Question

Let $P\left(r\right)=\frac{Q}{\pi R^4}r$ be the charge density distribution for a solid sphere of radius $R$ and total charge Q. For a point $p_1$ inside the sphere at distance $r_1$ from the centre of sphere, the magnitude of electric field is

• A. $0$
• B. $\frac{Q}{4\pi {ϵ}_0{r}_1^2}$
• C. $\frac{Q{r}_1^2}{4\pi {ϵ}_0{R}^4}$
• D. $\frac{Q{r}_1^2}{3\pi {ϵ}_0{R}^4}$

Answer 1

Answer: (C)

$\frac{Q{r}_1^2}{4\pi {ϵ}_0{R}^4}$

Consider a differential thickness dr at a radius r.

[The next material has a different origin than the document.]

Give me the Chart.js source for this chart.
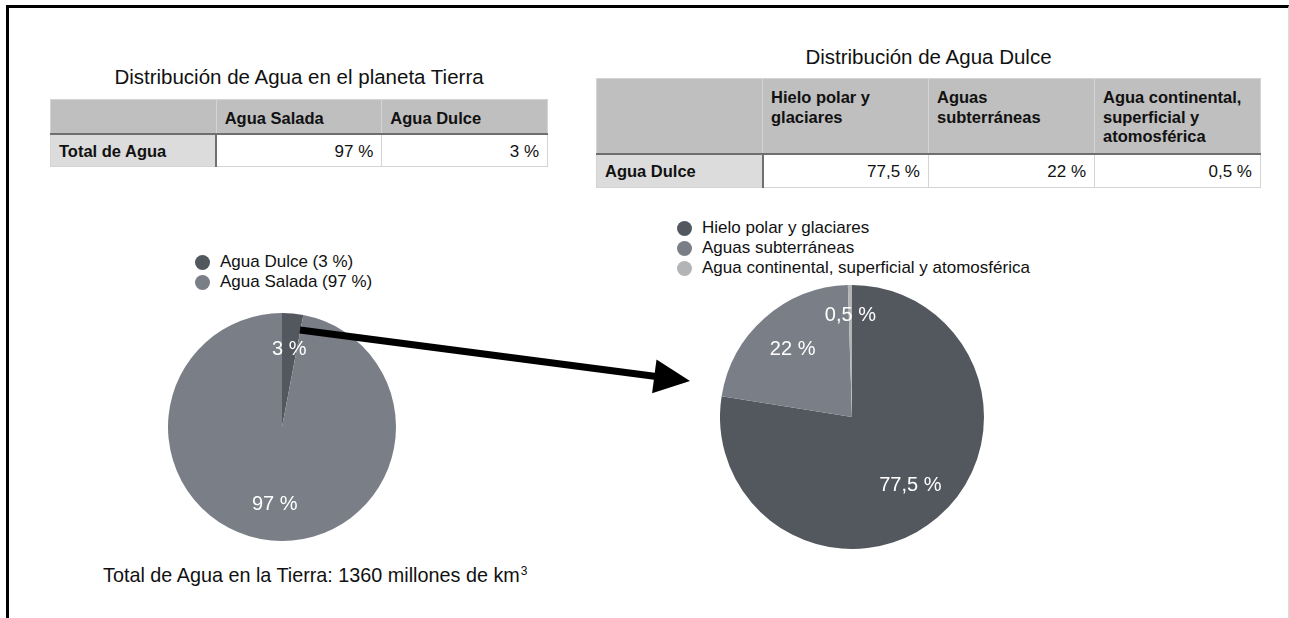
<!DOCTYPE html>
<html lang="es">
<head>
<meta charset="utf-8">
<title>Distribución de Agua</title>
<script src="https://cdn.jsdelivr.net/npm/chart.js@4.4.1/dist/chart.umd.min.js"></script>
<style>
  html, body { margin: 0; padding: 0; background: #fff; }
  body {
    position: relative; width: 1289px; height: 618px; overflow: hidden;
    font-family: "Liberation Sans", Arial, Helvetica, sans-serif; color: #111;
  }
  .frame {
    position: absolute; left: 6px; top: 5px; width: 1283px; height: 700px;
    box-sizing: border-box; border-left: 3px solid #000; border-top: 3px solid #000;
    border-right: 1px solid #dcdcdc;
  }
  .title { position: absolute; font-size: 20.5px; line-height: 24px; text-align: center; white-space: nowrap; }
  table.tbl {
    position: absolute; border-collapse: collapse; table-layout: fixed;
    font-size: 17px; line-height: 19.5px;
  }
  .tbl th {
    background: #bfbfbf; font-weight: bold; font-size: 16.5px; text-align: left;
    vertical-align: top; padding: 9px 8px 4px 8px;
    border: 1px solid #d4d4d4; border-bottom: 2px solid #6f6f6f;
  }
  .tbl td {
    background: #fff; text-align: right; vertical-align: middle; padding: 2px 8px 0 8px;
    border: 1px solid #d4d4d4;
  }
  .tbl td.rowhead { background: #dcdcdc; font-weight: bold; font-size: 16.5px; text-align: left; border-right: 2px solid #6f6f6f; }
  .chartbox { position: absolute; }
  .legend { position: absolute; font-size: 17px; line-height: 20px; white-space: nowrap; }
  .legend .item { display: flex; align-items: center; }
  .legend .dot { width: 15px; height: 15px; border-radius: 50%; margin-right: 10px; flex: none; }
  .note { position: absolute; left: 103px; top: 563px; font-size: 19.8px; line-height: 24px; white-space: nowrap; }
  .note sup { font-size: 12px; vertical-align: 7px; line-height: 0; margin-left: 1px; }
  #arrow { position: absolute; left: 0; top: 0; pointer-events: none; }
</style>
</head>
<body>
<div class="frame"></div>

<div class="title" style="left:50px;top:65px;width:498px">Distribución de Agua en el planeta Tierra</div>
<table class="tbl" id="tblTotal" style="left:50px;top:99px;width:498px"></table>

<div class="title" style="left:596px;top:45px;width:665px">Distribución de Agua Dulce</div>
<table class="tbl" id="tblDulce" style="left:596px;top:78px;width:665px"></table>

<div class="legend" id="legendTotal" style="left:195px;top:252px"></div>
<div class="chartbox" style="left:168px;top:313px;width:228px;height:228px">
  <canvas id="pieTotal" width="228" height="228"></canvas>
</div>

<div class="legend" id="legendDulce" style="left:677px;top:218px"></div>
<div class="chartbox" style="left:720px;top:285px;width:264px;height:264px">
  <canvas id="pieDulce" width="264" height="264"></canvas>
</div>

<div class="note" id="note"></div>
<canvas id="arrow" width="1289" height="618"></canvas>

<script>
// data
const totalCategories = ["Agua Dulce", "Agua Salada"];
const totalValues = [3, 97];
const dulceCategories = ["Hielo polar y glaciares", "Aguas subterráneas", "Agua continental, superficial y atomosférica"];
const dulceValues = [77.5, 22, 0.5];
const totalRowLabel = "Total de Agua";
const dulceRowLabel = "Agua Dulce";
const totalKm3 = 1360;

const DARK = "#53575e";
const MID = "#7a7f87";
const LIGHT = "#b3b4b6";

const fmt = v => String(v).replace(".", ",") + " %";

// tables
function fillTable(id, rowLabel, cats, vals) {
  const tbl = document.getElementById(id);
  let cols = "<colgroup>" + "<col>".repeat(cats.length + 1) + "</colgroup>";
  let head = "<tr><th></th>" + cats.map(c => "<th>" + c + "</th>").join("") + "</tr>";
  let body = "<tr><td class=\"rowhead\">" + rowLabel + "</td>" + vals.map(v => "<td>" + fmt(v) + "</td>").join("") + "</tr>";
  tbl.innerHTML = cols + head + body;
}
// table shows salada first, pie shows dulce first
fillTable("tblTotal", totalRowLabel, totalCategories.slice().reverse(), totalValues.slice().reverse());
fillTable("tblDulce", dulceRowLabel, dulceCategories, dulceValues);
document.querySelector("#tblTotal tr:first-child").style.height = "34px";
document.querySelector("#tblTotal tr:last-child").style.height = "33px";
document.querySelector("#tblDulce tr:first-child").style.height = "75px";
document.querySelector("#tblDulce tr:last-child").style.height = "34px";

document.getElementById("note").innerHTML =
  "Total de Agua en la Tierra: " + totalKm3 + " millones de km<sup>3</sup>";

// white percentage labels inside the slices
const sliceLabels = {
  id: "sliceLabels",
  afterDatasetsDraw(chart) {
    const ctx = chart.ctx;
    const vals = chart.data.datasets[0].data;
    const total = vals.reduce((a, b) => a + b, 0);
    ctx.save();
    ctx.font = '20px "Liberation Sans", Arial, sans-serif';
    ctx.fillStyle = "#fff";
    ctx.textAlign = "center";
    ctx.textBaseline = "middle";
    chart.getDatasetMeta(0).data.forEach((arc, i) => {
      const p = arc.getProps(["x", "y", "startAngle", "endAngle", "outerRadius"], true);
      const mid = (p.startAngle + p.endAngle) / 2;
      const k = vals[i] / total < 0.01 ? 0.77 : 0.68;
      ctx.fillText(fmt(vals[i]), p.x + Math.cos(mid) * p.outerRadius * k, p.y + Math.sin(mid) * p.outerRadius * k);
    });
    ctx.restore();
  }
};

function makePie(id, labels, values, colors) {
  return new Chart(document.getElementById(id), {
    type: "pie",
    data: {
      labels,
      datasets: [{ data: values, backgroundColor: colors, borderWidth: 0 }]
    },
    options: {
      responsive: false,
      animation: false,
      layout: { padding: 0 },
      plugins: { legend: { display: false }, tooltip: { enabled: false } }
    },
    plugins: [sliceLabels]
  });
}

function makeLegend(id, chart, withValue) {
  const el = document.getElementById(id);
  const vals = chart.data.datasets[0].data;
  const items = Chart.overrides.pie.plugins.legend.labels.generateLabels(chart);
  el.innerHTML = items.map((it, i) =>
    '<div class="item"><span class="dot" style="background:' + it.fillStyle + '"></span>' +
    it.text + (withValue ? " (" + fmt(vals[i]) + ")" : "") + "</div>"
  ).join("");
}

const pieTotal = makePie("pieTotal", totalCategories, totalValues, [DARK, MID]);
const pieDulce = makePie("pieDulce", dulceCategories, dulceValues, [DARK, MID, LIGHT]);
makeLegend("legendTotal", pieTotal, true);
makeLegend("legendDulce", pieDulce, false);

// arrow from the 3 % slice to the fresh water pie
(function drawArrow() {
  const ctx = document.getElementById("arrow").getContext("2d");
  const x0 = 300, y0 = 330, x1 = 690, y1 = 381;
  const len = Math.hypot(x1 - x0, y1 - y0);
  const dx = (x1 - x0) / len, dy = (y1 - y0) / len;
  const head = 36, half = 17;
  const bx = x1 - dx * head, by = y1 - dy * head;
  ctx.fillStyle = "#000";
  ctx.strokeStyle = "#000";
  ctx.lineWidth = 7;
  ctx.beginPath();
  ctx.moveTo(x0, y0);
  ctx.lineTo(bx + dx * 2, by + dy * 2);
  ctx.stroke();
  ctx.beginPath();
  ctx.moveTo(x1, y1);
  ctx.lineTo(bx - dy * half, by + dx * half);
  ctx.lineTo(bx + dy * half, by - dx * half);
  ctx.closePath();
  ctx.fill();
})();
</script>
</body>
</html>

We get the area for this differential thickness as $dA=4\pi r^{2}dr$

Thus we get the electric field at this point as $dE=\frac{kdQ}{r_1^2}$

or

$dE=\frac{1}{4\pi {ϵ}_o}\frac{Qr4\pi r^{2}dr}{\pi R^4{r}_1^2}$

$E=\frac{Q}{4\pi {ϵ}_0{r}_1^2\pi R^4}{\int }_{r=0}^{r_1}4\pi r^{3}dr$

$=\frac{Q{r}_1^2}{4\pi {ϵ}_0{R}^4}$